International law firm Taylor Wessing has reported a 13.5% mean gender pay gap for fixed hourly pay as at 5 April 2017.
The organisation has reported its gender pay gap data in line with the government’s gender pay gap reporting regulations and ahead of the private sector submission deadline of 4 April 2018.
The gender pay gap reporting regulations require organisations with 250 or more employees to publish the difference between both the mean and median hourly rate of pay for male and female full-time employees; the difference between both the mean bonus pay and median bonus pay for male and female employees; the proportions of male and female employees who were awarded bonus pay; and the proportions of male and female full-time employees in the lower, lower middle, upper middle and upper quartile pay bands.
Taylor Wessing’s median gender pay gap for fixed hourly pay is 32.8% as at 5 April 2017.
Its mean gender pay gap for bonuses paid in the year to 5 April 2017 is 29.3%, and the median gender pay gap for bonus pay is 53.5%. Over this period, 50.3% of female employees received a bonus payment compared to 51% of male employees.

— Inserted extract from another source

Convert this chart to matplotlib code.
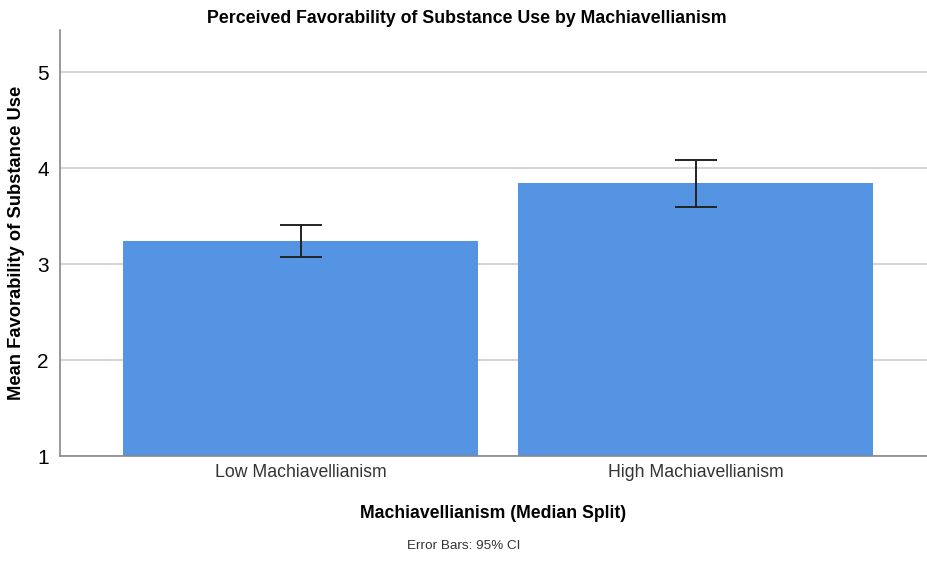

Under half (46%) of employees in the highest pay quartile at Taylor Wessing are female, compared to 43% in the second quartile, 71% in the third quartile and 69% in the lowest pay quartile. Overall, 64% of the total workforce at Taylor Wessing are female, with the majority employed in business services.
Taylor Wessing attributes its gender pay gap to the fact that there are more women than men employed in lower paid positions within the firm, for example in its business services roles. This also influences the organisation’s bonus gender pay gap. The gender pay gap for bonus payments is also affected by the fact that the majority of part-time and secretarial roles at Taylor Wessing are fulfilled by women. The law firm’s discretionary bonus scheme, which is available for all employees, is paid as a percentage of salary.
To address its gender pay gap, Taylor Wessing will continue to action the steps outlined in its Gender Plan, which was introduced in autumn 2017. This details measures the law firm is taking to promote gender equality, with an aim to balance leadership, optimise talent retention and improve its clients’ experience.
Initiatives from the Gender Plan that have been implemented over the last three years include enhanced maternity and shared parental leave pay, an agile working policy, coaching for new parents across the firm and continuing to support women’s leadership programmes.
Furthermore, Taylor Wessing’s talent team and its diversity and inclusion committee will continue to ensure policies and practices at the law firm are fair. This includes actively reviewing decisions around annual performance, pay and bonus activities, as well as creating a culture of inclusion for both men and women.
Sian Skelton (pictured), board member and lead partner for diversity and inclusion at Taylor Wessing, said: “We are absolutely committed to creating a diverse and inclusive firm. We may be legally obligated to report our gender pay gap, but we are approaching this as part of our Gender Plan, established in autumn 2017, with a view to demonstrating our commitment to tackling this industry-wide issue and promoting our own culture of transparency.
“We are confident these initiatives will help continue to address our gender pay gap, although we acknowledge that there is still a lot we can do, and a lot that we can share and learn from each other. Despite many factors at play which are still outside of our control, we are determined in our commitment to improving this issue in the wider legal industry.”